Objective: Leave out the pictures and transcribe everything else exactly.

::: Supplied material

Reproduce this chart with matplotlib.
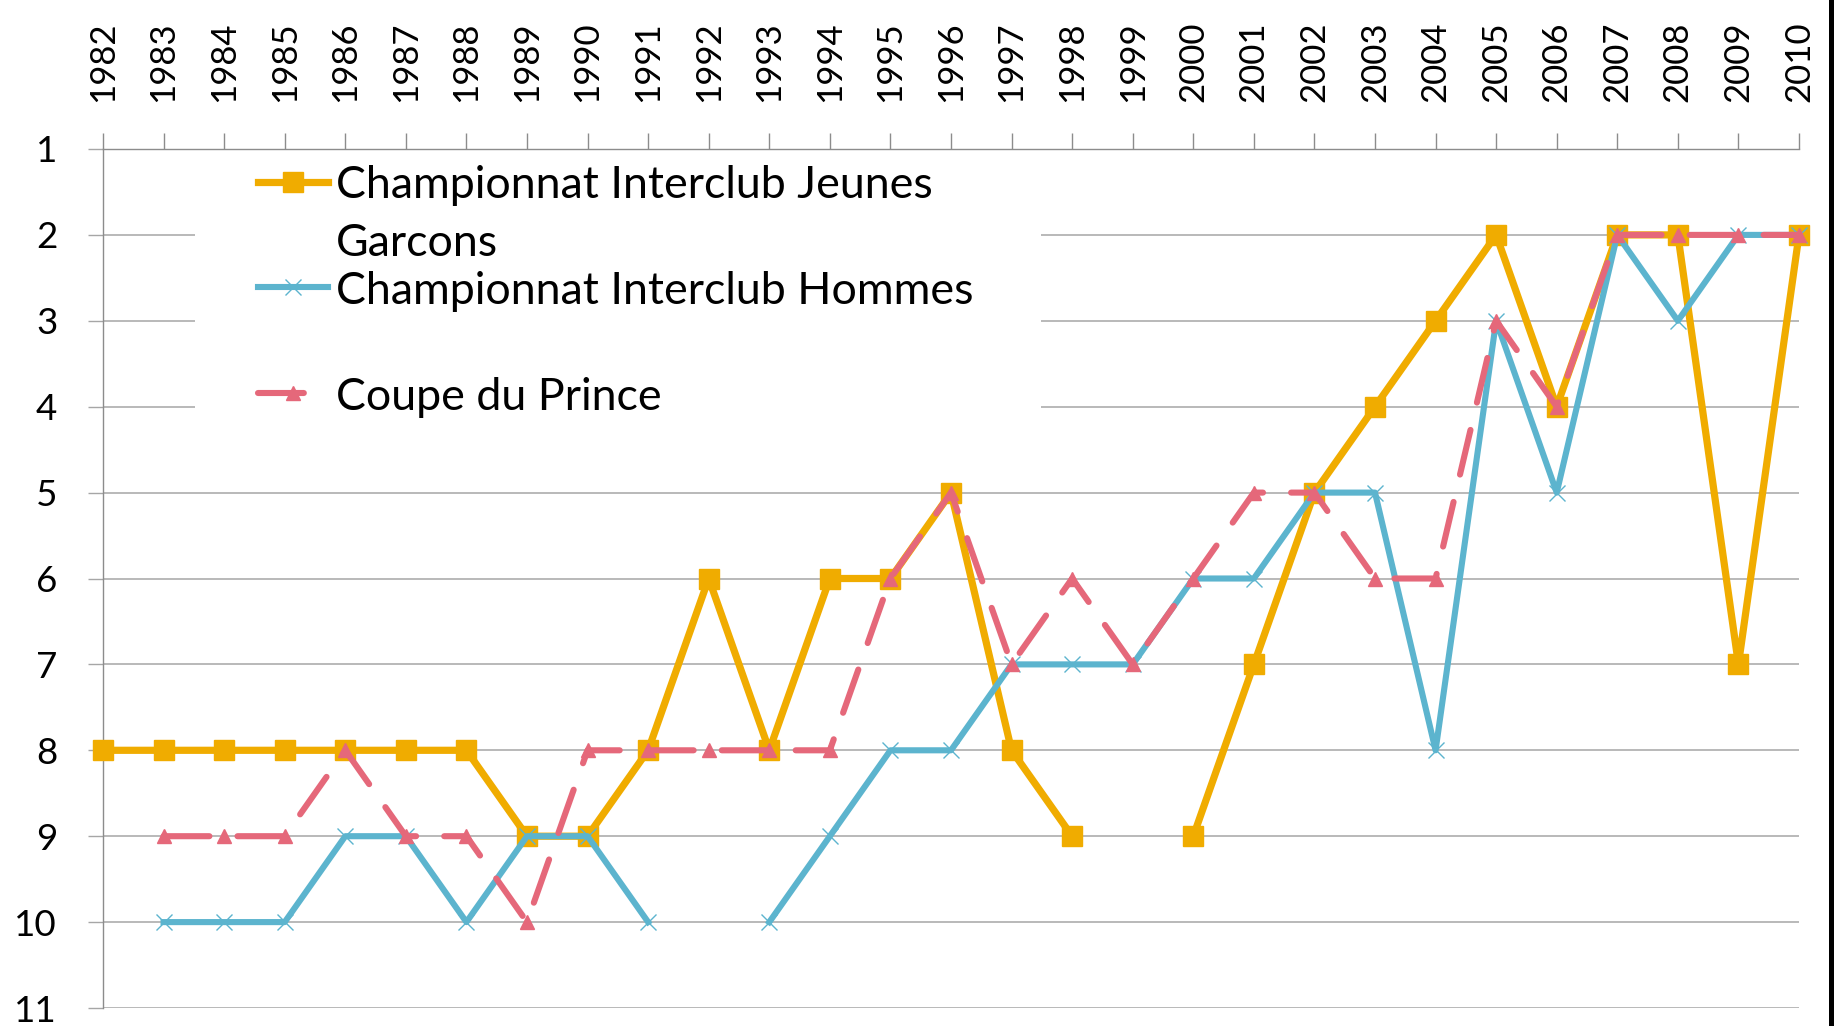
import numpy as np
import matplotlib
matplotlib.use("Agg")
import matplotlib.pyplot as plt
from matplotlib.lines import Line2D
from matplotlib.patches import Rectangle

years = list(range(1982, 2011))
nan = np.nan
jeunes = [8, 8, 8, 8, 8, 8, 8, 9, 9, 8, 6, 8, 6, 6, 5, 8, 9, nan, 9, 7, 5, 4, 3, 2, 4, 2, 2, 7, 2]
hommes = [nan, 10, 10, 10, 9, 9, 10, 9, 9, 10, nan, 10, 9, 8, 8, 7, 7, 7, 6, 6, 5, 5, 8, 3, 5, 2, 3, 2, 2]
prince = [nan, 9, 9, 9, 8, 9, 9, 10, 8, 8, 8, 8, 8, 6, 5, 7, 6, 7, 6, 5, 5, 6, 6, 3, 4, 2, 2, 2, 2]
labels = [["Championnat Interclub Jeunes", "Garcons"], ["Championnat Interclub Hommes"], ["Coupe du Prince"]]
yticks = list(range(1, 12))

C_OR = "#F0AC00"
C_BL = "#5CB4CE"
C_RD = "#E5687A"
GRID = "#A6A6A6"
AXC = "#8C8C8C"
FONT = ["Lato", "DejaVu Sans"]

plt.rcParams['font.family'] = FONT

W, H = 1834, 1026
fig = plt.figure(figsize=(W / 100, H / 100), dpi=100)
L, R, T, B = 103, 1799, 149, 1008
ax = fig.add_axes([L / W, 1 - B / H, (R - L) / W, (B - T) / H])

ax.set_xlim(years[0], years[-1])
ax.set_ylim(11, 1)
ax.set_yticks(yticks)
ax.set_xticks(years)
ax.xaxis.tick_top()
ax.tick_params(axis='x', which='both', top=True, bottom=False, direction='out', length=11.5,
               width=1, color=AXC, labelsize=25, labelrotation=90, pad=22)
ax.tick_params(axis='y', direction='out', length=11, width=1, color=GRID, labelsize=26.5, pad=22)
for lab in ax.get_xticklabels():
    lab.set_verticalalignment('bottom')
ax.grid(axis='y', color=GRID, lw=1.1, zorder=0)
ax.set_axisbelow(True)
for s in ['right', 'bottom']:
    ax.spines[s].set_visible(False)
for s in ['left', 'top']:
    ax.spines[s].set_color(AXC)
    ax.spines[s].set_linewidth(1)

dash = (7.5, 4.6)
LW_O, LW_B, LW_R = 5.2, 4.4, 4.4
ax.plot(years, jeunes, color=C_OR, lw=LW_O, marker='s', ms=14, mec=C_OR, mfc=C_OR,
        solid_joinstyle='round', zorder=3, clip_on=False)
ax.plot(years, hommes, color=C_BL, lw=LW_B, marker='x', ms=12, mew=1.0, mec=C_BL,
        solid_joinstyle='round', zorder=4, clip_on=False)
ax.plot(years, prince, color=C_RD, lw=LW_R, marker='^', ms=10.5, mec=C_RD, mfc=C_RD,
        linestyle=(0, dash), dash_capstyle='round', zorder=5, clip_on=False)


def axf(px, py):
    return (px - L) / (R - L), (B - py) / (B - T)


# legend (white box without frame)
x0, y0 = axf(195, 452)
x1, y1 = axf(1041, 158)
ax.add_patch(Rectangle((x0, y0), x1 - x0, y1 - y0, transform=ax.transAxes,
                       facecolor='white', edgecolor='none', zorder=2))
hx0, _ = axf(258, 0)
hx1, _ = axf(328, 0)
hxm, _ = axf(293, 0)
tx, _ = axf(336, 0)
rows = [182, 287, 393]
line_gap = 58
styles = [
    dict(color=C_OR, lw=LW_O, marker='s', ms=14, mec=C_OR, mfc=C_OR),
    dict(color=C_BL, lw=LW_B, marker='x', ms=12, mew=1.0, mec=C_BL),
    dict(color=C_RD, lw=LW_R, marker='^', ms=10.5, mec=C_RD, mfc=C_RD, linestyle=(0, dash),
         dash_capstyle='round'),
]
for labs, row, st in zip(labels, rows, styles):
    _, yy = axf(0, row)
    line_kw = {k: v for k, v in st.items() if k not in ('marker', 'ms', 'mec', 'mfc', 'mew')}
    ax.add_line(Line2D([hx0, hx1], [yy, yy], transform=ax.transAxes, zorder=6, clip_on=False,
                       **line_kw))
    mk_kw = {k: v for k, v in st.items() if k not in ('linestyle', 'dash_capstyle', 'lw')}
    ax.add_line(Line2D([hxm], [yy], transform=ax.transAxes, zorder=6, clip_on=False,
                       linestyle='none', **mk_kw))
    for i, lab in enumerate(labs):
        _, ly = axf(0, row + i * line_gap)
        ax.text(tx, ly, lab, transform=ax.transAxes, fontsize=32.2, va='center_baseline',
                ha='left', zorder=7)

# right edge black bar
fig.add_artist(Rectangle((1829 / W, 0), 5 / W, 1, transform=fig.transFigure,
                         facecolor='black', edgecolor='none'))

fig.savefig("out.png", dpi=100, facecolor='white')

::::::

Written solution:
Reproduce this chart with matplotlib.
import numpy as np
import matplotlib
matplotlib.use("Agg")
import matplotlib.pyplot as plt
from matplotlib.lines import Line2D
from matplotlib.patches import Rectangle

years = list(range(1982, 2011))
nan = np.nan
jeunes = [8, 8, 8, 8, 8, 8, 8, 9, 9, 8, 6, 8, 6, 6, 5, 8, 9, nan, 9, 7, 5, 4, 3, 2, 4, 2, 2, 7, 2]
hommes = [nan, 10, 10, 10, 9, 9, 10, 9, 9, 10, nan, 10, 9, 8, 8, 7, 7, 7, 6, 6, 5, 5, 8, 3, 5, 2, 3, 2, 2]
prince = [nan, 9, 9, 9, 8, 9, 9, 10, 8, 8, 8, 8, 8, 6, 5, 7, 6, 7, 6, 5, 5, 6, 6, 3, 4, 2, 2, 2, 2]
labels = [["Championnat Interclub Jeunes", "Garcons"], ["Championnat Interclub Hommes"], ["Coupe du Prince"]]
yticks = list(range(1, 12))

C_OR = "#F0AC00"
C_BL = "#5CB4CE"
C_RD = "#E5687A"
GRID = "#A6A6A6"
AXC = "#8C8C8C"
FONT = ["Lato", "DejaVu Sans"]

plt.rcParams['font.family'] = FONT

W, H = 1834, 1026
fig = plt.figure(figsize=(W / 100, H / 100), dpi=100)
L, R, T, B = 103, 1799, 149, 1008
ax = fig.add_axes([L / W, 1 - B / H, (R - L) / W, (B - T) / H])

ax.set_xlim(years[0], years[-1])
ax.set_ylim(11, 1)
ax.set_yticks(yticks)
ax.set_xticks(years)
ax.xaxis.tick_top()
ax.tick_params(axis='x', which='both', top=True, bottom=False, direction='out', length=11.5,
               width=1, color=AXC, labelsize=25, labelrotation=90, pad=22)
ax.tick_params(axis='y', direction='out', length=11, width=1, color=GRID, labelsize=26.5, pad=22)
for lab in ax.get_xticklabels():
    lab.set_verticalalignment('bottom')
ax.grid(axis='y', color=GRID, lw=1.1, zorder=0)
ax.set_axisbelow(True)
for s in ['right', 'bottom']:
    ax.spines[s].set_visible(False)
for s in ['left', 'top']:
    ax.spines[s].set_color(AXC)
    ax.spines[s].set_linewidth(1)

dash = (7.5, 4.6)
LW_O, LW_B, LW_R = 5.2, 4.4, 4.4
ax.plot(years, jeunes, color=C_OR, lw=LW_O, marker='s', ms=14, mec=C_OR, mfc=C_OR,
        solid_joinstyle='round', zorder=3, clip_on=False)
ax.plot(years, hommes, color=C_BL, lw=LW_B, marker='x', ms=12, mew=1.0, mec=C_BL,
        solid_joinstyle='round', zorder=4, clip_on=False)
ax.plot(years, prince, color=C_RD, lw=LW_R, marker='^', ms=10.5, mec=C_RD, mfc=C_RD,
        linestyle=(0, dash), dash_capstyle='round', zorder=5, clip_on=False)


def axf(px, py):
    return (px - L) / (R - L), (B - py) / (B - T)


# legend (white box without frame)
x0, y0 = axf(195, 452)
x1, y1 = axf(1041, 158)
ax.add_patch(Rectangle((x0, y0), x1 - x0, y1 - y0, transform=ax.transAxes,
                       facecolor='white', edgecolor='none', zorder=2))
hx0, _ = axf(258, 0)
hx1, _ = axf(328, 0)
hxm, _ = axf(293, 0)
tx, _ = axf(336, 0)
rows = [182, 287, 393]
line_gap = 58
styles = [
    dict(color=C_OR, lw=LW_O, marker='s', ms=14, mec=C_OR, mfc=C_OR),
    dict(color=C_BL, lw=LW_B, marker='x', ms=12, mew=1.0, mec=C_BL),
    dict(color=C_RD, lw=LW_R, marker='^', ms=10.5, mec=C_RD, mfc=C_RD, linestyle=(0, dash),
         dash_capstyle='round'),
]
for labs, row, st in zip(labels, rows, styles):
    _, yy = axf(0, row)
    line_kw = {k: v for k, v in st.items() if k not in ('marker', 'ms', 'mec', 'mfc', 'mew')}
    ax.add_line(Line2D([hx0, hx1], [yy, yy], transform=ax.transAxes, zorder=6, clip_on=False,
                       **line_kw))
    mk_kw = {k: v for k, v in st.items() if k not in ('linestyle', 'dash_capstyle', 'lw')}
    ax.add_line(Line2D([hxm], [yy], transform=ax.transAxes, zorder=6, clip_on=False,
                       linestyle='none', **mk_kw))
    for i, lab in enumerate(labs):
        _, ly = axf(0, row + i * line_gap)
        ax.text(tx, ly, lab, transform=ax.transAxes, fontsize=32.2, va='center_baseline',
                ha='left', zorder=7)

# right edge black bar
fig.add_artist(Rectangle((1829 / W, 0), 5 / W, 1, transform=fig.transFigure,
                         facecolor='black', edgecolor='none'))

fig.savefig("out.png", dpi=100, facecolor='white')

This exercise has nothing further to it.